TIME Correspondent Jack Belden cabled the following account of the Battle of Mons (continued from World War I), as it was fought last week with victorious Americans driving hard after an outgeneraled and defeated German Army:
The German general sat on the iron ladder inside the sugar refinery and stared at his black polished boots. From behind the stilled forms of the factory machinery a score of German officers peered questioningly at him but he gave no sign. There was no motion around him save the wisps of smoke that curled up around his bowed head as he puffed pensively on a fat Manila cigar.

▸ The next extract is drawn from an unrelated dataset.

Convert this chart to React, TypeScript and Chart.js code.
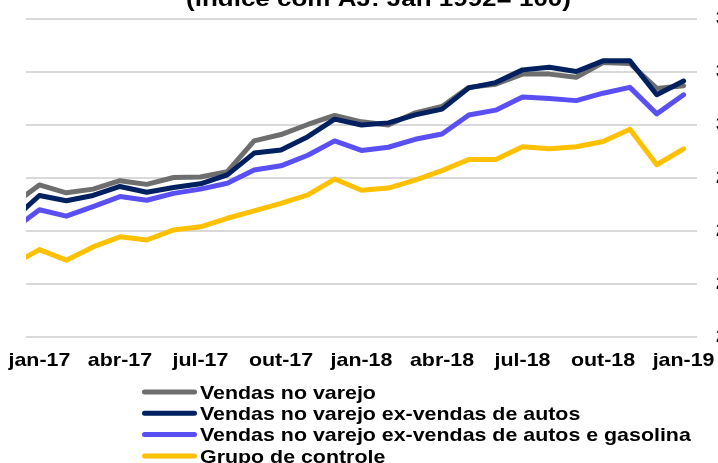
import React, { useEffect, useRef } from "react";
import { Chart, registerables } from "chart.js";

Chart.register(...registerables);

// Months plotted (dez-16 is only partly visible, clipped at the left edge)
const months = [
  "dez-16", "jan-17", "fev-17", "mar-17", "abr-17", "mai-17", "jun-17", "jul-17", "ago-17", "set-17",
  "out-17", "nov-17", "dez-17", "jan-18", "fev-18", "mar-18", "abr-18", "mai-18", "jun-18", "jul-18",
  "ago-18", "set-18", "out-18", "nov-18", "dez-18", "jan-19",
];
const tickLabels = ["jan-17", "abr-17", "jul-17", "out-17", "jan-18", "abr-18", "jul-18", "out-18", "jan-19"];
const yTicks = [260, 270, 280, 290, 300, 310, 320];

const varejo = [
  284.9, 288.7, 287.2, 287.9, 289.5, 288.8, 290.1, 290.2, 291.2, 297.0,
  298.2, 300.1, 301.8, 300.6, 300.0, 302.3, 303.5, 307.1, 307.7, 309.6,
  309.6, 309.0, 311.8, 311.6, 306.9, 307.4,
];
const exAutos = [
  282.1, 286.7, 285.7, 286.7, 288.4, 287.3, 288.2, 288.9, 290.6, 294.7,
  295.3, 297.8, 301.1, 300.0, 300.4, 301.9, 303.0, 307.0, 308.0, 310.4,
  310.9, 310.1, 312.1, 312.1, 305.7, 308.3,
];
const exAutosGasolina = [
  280.2, 284.0, 282.8, 284.6, 286.5, 285.8, 287.1, 287.9, 289.0, 291.5,
  292.3, 294.3, 297.0, 295.2, 295.8, 297.3, 298.3, 301.9, 302.8, 305.3,
  305.0, 304.6, 306.0, 307.1, 302.1, 305.7,
];
const controle = [
  273.6, 276.5, 274.5, 277.0, 278.9, 278.3, 280.2, 280.8, 282.4, 283.8,
  285.2, 286.8, 289.8, 287.7, 288.1, 289.6, 291.4, 293.5, 293.5, 295.9,
  295.5, 295.9, 296.9, 299.2, 292.5, 295.5,
];

const seriesNames = [
  "Vendas no varejo",
  "Vendas no varejo ex-vendas de autos",
  "Vendas no varejo ex-vendas de autos e gasolina",
  "Grupo de controle",
];
const titleText = "(índice com AJ: Jan 1992= 100)";

export default function App() {
  const ref = useRef<HTMLCanvasElement>(null);

  useEffect(() => {
    const prevOverflow = document.body.style.overflow;
    document.body.style.overflow = "hidden";
    const FAMILY = '"Liberation Sans", Arial, sans-serif';
    const colors = ["#6e6e6e", "#002060", "#5a4ff2", "#ffc000"];
    const orders = [1, 0, 2, 3];
    const series = [varejo, exAutos, exAutosGasolina, controle];
    const xs = months.map((_, i) => i - 1);

    const datasets = series.map((vals, k) => ({
      label: seriesNames[k],
      data: vals.map((v, i) => ({ x: xs[i], y: v })),
      borderColor: colors[k],
      backgroundColor: colors[k],
      borderWidth: 5,
      pointRadius: 0,
      tension: 0,
      borderCapStyle: "round" as const,
      borderJoinStyle: "round" as const,
      clip: 0,
      order: orders[k],
      fill: false,
    }));

    const drawStretched = (ctx: CanvasRenderingContext2D, text: string, x: number, y: number, size: number, align: CanvasTextAlign) => {
      ctx.save();
      ctx.translate(x, y);
      ctx.scale(1.15, 1);
      ctx.font = `bold ${size}px ${FAMILY}`;
      ctx.textAlign = align;
      ctx.textBaseline = "alphabetic";
      ctx.fillStyle = "#000";
      ctx.fillText(text, 0, 0);
      ctx.restore();
    };

    const overlay = {
      id: "overlay",
      afterDraw(chart: any) {
        const ctx: CanvasRenderingContext2D = chart.ctx;
        const xScale = chart.scales.x;
        // x tick labels
        tickLabels.forEach((lab) => {
          const v = months.indexOf(lab) - 1;
          const px = xScale.getPixelForValue(v);
          drawStretched(ctx, lab, px, 366, 18.6, "center");
        });
        // title (mostly above the visible frame)
        drawStretched(ctx, titleText, 378.5, 6, 22.6, "center");
        // legend
        seriesNames.forEach((name, k) => {
          const y = 392 + k * 21.3;
          ctx.save();
          ctx.strokeStyle = colors[k];
          ctx.lineWidth = 5;
          ctx.lineCap = "round";
          ctx.beginPath();
          ctx.moveTo(144.5, y);
          ctx.lineTo(194.5, y);
          ctx.stroke();
          ctx.restore();
          drawStretched(ctx, name, 200, y + 6.7, 18.6, "left");
        });
      },
    };

    const chart = new Chart(ref.current as HTMLCanvasElement, {
      type: "line",
      data: { datasets: datasets as any },
      options: {
        responsive: false,
        animation: false,
        devicePixelRatio: 1,
        layout: { padding: { left: 26, top: 19, right: 0, bottom: 126 } },
        plugins: {
          legend: { display: false },
          title: { display: false },
          tooltip: { enabled: false },
        },
        scales: {
          x: { type: "linear", min: -0.5, max: 24.5, display: false },
          y: {
            position: "right",
            min: 260,
            max: 320,
            afterBuildTicks: (s: any) => {
              s.ticks = yTicks.map((v) => ({ value: v }));
            },
            afterFit: (s: any) => {
              s.width = 21;
              s.paddingTop = 0;
              s.paddingBottom = 0;
            },
            grid: { color: "#d9d9d9", lineWidth: 2, drawTicks: false },
            border: { display: false },
            ticks: {
              padding: 19,
              color: "#000",
              font: { family: FAMILY, size: 19, weight: "bold" },
            },
          },
        },
      } as any,
      plugins: [overlay],
    });

    return () => {
      chart.destroy();
      document.body.style.overflow = prevOverflow;
    };
  }, []);

  return (
    <div
      style={{
        position: "fixed",
        left: 0,
        top: 0,
        width: 718,
        height: 463,
        overflow: "hidden",
        background: "#fff",
      }}
    >
      <canvas ref={ref} width={718} height={463} style={{ display: "block", width: 718, height: 463 }} />
    </div>
  );
}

Outside the refinery the dead peopled the fields in attitudes of grotesque helplessness. The wounded lay amid the still burning wreckage of smashed German motor columns; they were so many that there was no way to evacuate them. On the roads the prisoners marched eight abreast in a column a mile long and a Belgian woman danced up & down with her finger across her throat screeching "Kaput Hitler!"
The Home Stretch. It was the end of the trail for the German commander. He and other generals with remnants of five divisions had tried to dash out of Belgium into Germany to get behind the West Wall. But they had failed. Within 48 hours one U.S. armored and one U.S. infantry division had trapped and virtually destroyed them. Nearly 25,000 prisoners had been taken and two or three thousand killed.
The battle of Mons will rank as one of the most decisive actions in our campaign in Europe, for it was here that the German rear guard was smashed. Regardless of its importance, however, it will rank as one of the most curious battles of the warcurious in that neither the German nor American commands, both marching north on parallel roads, expected a battle of such magnitude.
Rain of Death. The two forces collided on the morning of Sept. 3, southwest of Mons. Fighter planes operating with the advance armor early discovered nearly 1500 enemy vehicles heading eastward toward the American lines, and immediately attacked them. Jammed on the roads in double and triple columns, the Germans still pressed eastward, for to them that was the way to safety and Germany.
By 9 a.m. two enemy columns began converging on Mons, striking the tail of our advanced armored unit in that city. The armor was soon cut off and encircled and the commander asked the infantry, which was following for mopping-up, to hurry to his aid.